# Verkaufe Steelseries Apex (Tastatur) und Steelseries Sensei Wireless (Maus)



## M-M90 (12. Mai 2016)

Hallo  PC-Games Community,

verkaufe hier Die* Steelseries Apex und Sensei Wireless für 140€*, da ich nicht mehr auf dem PC zocke (Gaming-Rechner wird später auch verkauft). Beides ist in einem Top-Zustand. Die Tastatur habe ich nochmal gesäubert. Originalverpackung ist vorhanden. Das ganze wird hier zwar als komplettes Set verkauft aber wenn Interesse besteht könnt ihr das Ganze auch jeweils einzeln haben.
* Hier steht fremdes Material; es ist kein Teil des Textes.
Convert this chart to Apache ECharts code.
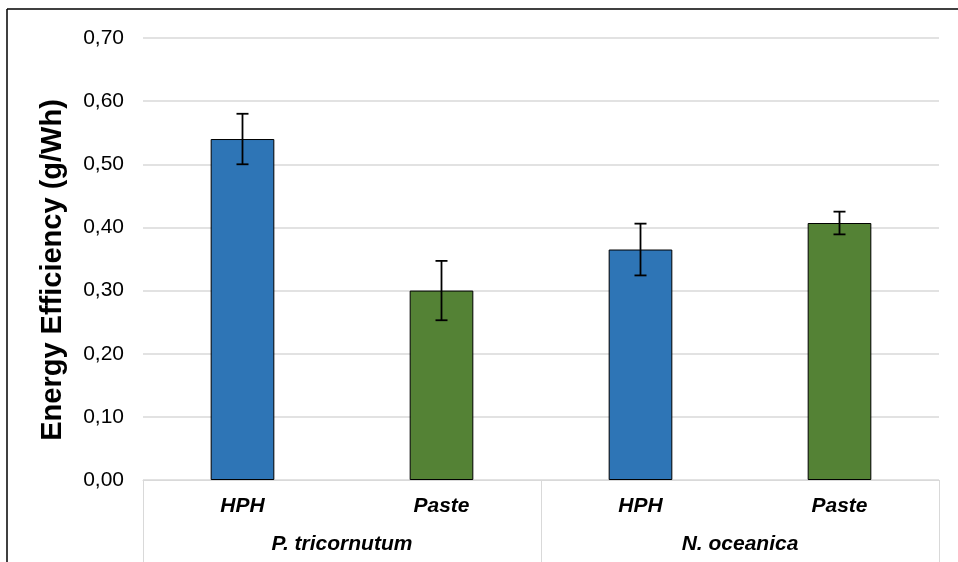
<!DOCTYPE html>
<html>
<head>
<meta charset="utf-8">
<script src="https://cdn.jsdelivr.net/npm/echarts@6/dist/echarts.min.js"></script>
<style>
  html, body { margin: 0; padding: 0; background: #fff; }
  #chart { width: 958px; height: 562px; }
</style>
</head>
<body>
<div id="chart"></div>
<script>
// data
var methods = ['HPH', 'Paste', 'HPH', 'Paste'];
var species = ['P. tricornutum', 'N. oceanica'];
var efficiency = [0.540, 0.300, 0.365, 0.407];
var errors = [0.040, 0.047, 0.041, 0.018];
var barColors = ['#2e75b6', '#548235', '#2e75b6', '#548235'];

var chart = echarts.init(document.getElementById('chart'));

var errData = efficiency.map(function (v, i) {
    return [i, v - errors[i], v + errors[i]];
});

var font = 'Liberation Sans, Arial, sans-serif';

var option = {
    animation: false,
    grid: { left: 143, right: 19, top: 38, bottom: 82 },
    xAxis: [
        {
            type: 'category',
            data: methods,
            axisLine: { lineStyle: { color: '#d9d9d9', width: 1 } },
            axisTick: { show: false },
            axisLabel: {
                margin: 16,
                color: '#000',
                fontFamily: font,
                fontSize: 21,
                fontWeight: 'bold',
                fontStyle: 'italic'
            }
        },
        {
            type: 'category',
            position: 'bottom',
            data: species,
            axisLine: { show: false },
            axisTick: { show: true, length: 82, alignWithLabel: false, lineStyle: { color: '#d9d9d9' } },
            axisLabel: {
                margin: 54,
                color: '#000',
                fontFamily: font,
                fontSize: 21,
                fontWeight: 'bold',
                fontStyle: 'italic'
            }
        }
    ],
    yAxis: {
        type: 'value',
        min: 0,
        max: 0.7,
        interval: 0.1,
        name: 'Energy Efficiency (g/Wh)',
        nameLocation: 'middle',
        nameGap: 76,
        nameTextStyle: {
            color: '#000',
            fontFamily: font,
            fontSize: 29,
            fontWeight: 'bold',
            padding: [0, 22, 0, 0]
        },
        axisLine: { show: false },
        axisTick: { show: false },
        axisLabel: {
            margin: 19,
            color: '#000',
            fontFamily: font,
            fontSize: 21,
            formatter: function (v) { return v.toFixed(2).replace('.', ','); }
        },
        splitLine: { lineStyle: { color: '#d9d9d9', width: 1.5 } }
    },
    series: [
        {
            type: 'bar',
            xAxisIndex: 0,
            barWidth: '32%',
            data: efficiency.map(function (v, i) {
                return { value: v, itemStyle: { color: barColors[i] } };
            }),
            itemStyle: { borderColor: '#000', borderWidth: 1 }
        },
        {
            type: 'custom',
            xAxisIndex: 0,
            data: errData,
            z: 10,
            renderItem: function (params, api) {
                var x = api.value(0);
                var lo = api.coord([x, api.value(1)]);
                var hi = api.coord([x, api.value(2)]);
                var cap = 6;
                var style = { stroke: '#000', lineWidth: 1.8 };
                return {
                    type: 'group',
                    children: [
                        { type: 'line', shape: { x1: hi[0], y1: hi[1], x2: lo[0], y2: lo[1] }, style: style },
                        { type: 'line', shape: { x1: hi[0] - cap, y1: hi[1], x2: hi[0] + cap, y2: hi[1] }, style: style },
                        { type: 'line', shape: { x1: lo[0] - cap, y1: lo[1], x2: lo[0] + cap, y2: lo[1] }, style: style }
                    ]
                };
            }
        }
    ],
    graphic: [
        { type: 'line', shape: { x1: 7, y1: 9, x2: 958, y2: 9 }, style: { stroke: '#000', lineWidth: 1.5 } },
        { type: 'line', shape: { x1: 7, y1: 9, x2: 7, y2: 562 }, style: { stroke: '#000', lineWidth: 1.5 } }
    ]
};

chart.setOption(option);
</script>
</body>
</html>
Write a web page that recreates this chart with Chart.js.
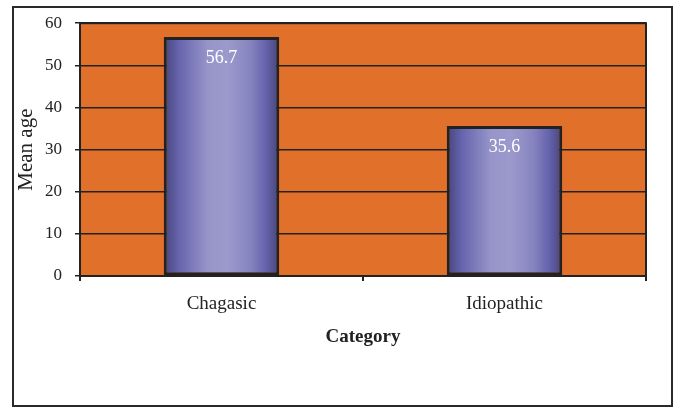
<!DOCTYPE html>
<html>
<head>
<meta charset="utf-8">
<script src="https://cdn.jsdelivr.net/npm/chart.js@4/dist/chart.umd.min.js"></script>
<style>
  html, body { margin: 0; padding: 0; background: #fff; }
  #wrap { width: 678px; height: 408px; position: relative; }
</style>
</head>
<body>
<div id="wrap"><canvas id="c" width="678" height="408"></canvas></div>
<script>
const categories = ["Chagasic", "Idiopathic"];
const meanAge = [56.7, 35.6];
const yTicks = [0, 10, 20, 30, 40, 50, 60];

const FONT = "'Liberation Serif', 'DejaVu Serif', serif";
const BAR_PCT = 0.408;

function barGradient(ctx) {
  const chart = ctx.chart;
  const xs = chart.scales.x;
  if (!xs || ctx.dataIndex === undefined) return '#8a88c4';
  const cx = xs.getPixelForValue(ctx.dataIndex);
  const half = (xs.width / categories.length) * BAR_PCT / 2;
  if (!isFinite(cx) || !isFinite(half) || half <= 0) return '#8a88c4';
  const g = chart.ctx.createLinearGradient(cx - half, 0, cx + half, 0);
  g.addColorStop(0, '#46457a');
  g.addColorStop(0.13, '#6664ad');
  g.addColorStop(0.38, '#9694c9');
  g.addColorStop(0.55, '#9c9acc');
  g.addColorStop(0.75, '#8684bf');
  g.addColorStop(0.88, '#6664ad');
  g.addColorStop(1, '#46457a');
  return g;
}

const framePlugin = {
  id: 'frame',
  beforeDraw(chart) {
    const c = chart.ctx;
    c.save();
    c.fillStyle = '#ffffff';
    c.fillRect(0, 0, chart.width, chart.height);
    const a = chart.chartArea;
    c.fillStyle = '#e1702a';
    c.fillRect(a.left, a.top, a.right - a.left, a.bottom - a.top);
    c.restore();
  },
  afterDraw(chart) {
    const c = chart.ctx;
    const a = chart.chartArea;
    c.save();
    c.strokeStyle = '#222';
    c.lineWidth = 2;
    c.strokeRect(a.left, a.top, a.right - a.left, a.bottom - a.top);
    c.strokeStyle = '#2a2a2a';
    c.lineWidth = 2;
    c.strokeRect(13, 7, 659, 399);
    const meta = chart.getDatasetMeta(0);
    c.fillStyle = '#ffffff';
    c.font = '18px ' + FONT;
    c.textAlign = 'center';
    c.textBaseline = 'middle';
    meta.data.forEach((bar, i) => {
      c.fillText(meanAge[i].toFixed(1), bar.x, bar.y + 21);
    });
    c.restore();
  }
};

const chart = new Chart(document.getElementById('c'), {
  type: 'bar',
  data: {
    labels: categories,
    datasets: [{
      data: meanAge,
      backgroundColor: barGradient,
      borderColor: '#222',
      borderWidth: 3,
      borderSkipped: false,
      barPercentage: BAR_PCT,
      categoryPercentage: 1.0
    }]
  },
  options: {
    responsive: false,
    animation: false,
    devicePixelRatio: 1,
    layout: { padding: { left: 14, top: 22, right: 32, bottom: 56 } },
    plugins: { legend: { display: false }, tooltip: { enabled: false } },
    scales: {
      x: {
        afterFit(s) { s.height = 76; },
        grid: { drawOnChartArea: false, color: '#222', lineWidth: 2, tickLength: 5, offset: true },
        border: { color: '#222', width: 2 },
        ticks: { color: '#222', font: { family: FONT, size: 19 }, padding: 12 },
        title: { display: true, text: 'Category', color: '#222', font: { family: FONT, size: 19, weight: 'bold' }, padding: { top: 4, bottom: 4 } }
      },
      y: {
        min: 0, max: 60,
        afterFit(s) { s.width = 66; },
        afterBuildTicks(s) { s.ticks = yTicks.map(v => ({ value: v })); },
        grid: { color: '#222', lineWidth: 1.5, tickLength: 5 },
        border: { color: '#222', width: 2 },
        ticks: { color: '#222', font: { family: FONT, size: 17 }, padding: 13 },
        title: { display: true, text: 'Mean age', color: '#222', font: { family: FONT, size: 21 }, padding: { top: 0, bottom: 2 } }
      }
    }
  },
  plugins: [framePlugin]
});
chart.update();
</script>
</body>
</html>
Wenn ihr es über Versand zugeschickt haben wollt, dann nur die Maus, da die Tastatur mit Verpackung zu groß ist.
Rechnung(Amazon) ist ebenfalls vorhanden. Restgarantie ist noch bis Oktober 2016.

Bei Fragen einfach eine Nachricht schreiben. Fotos kann ich auf Wunsch zuschicken. Preis ist Verhandelbar.


Der Verkauf erfolgt unter Ausschluss der Gewährleistung und des Widerrufsrechts.

MfG


----------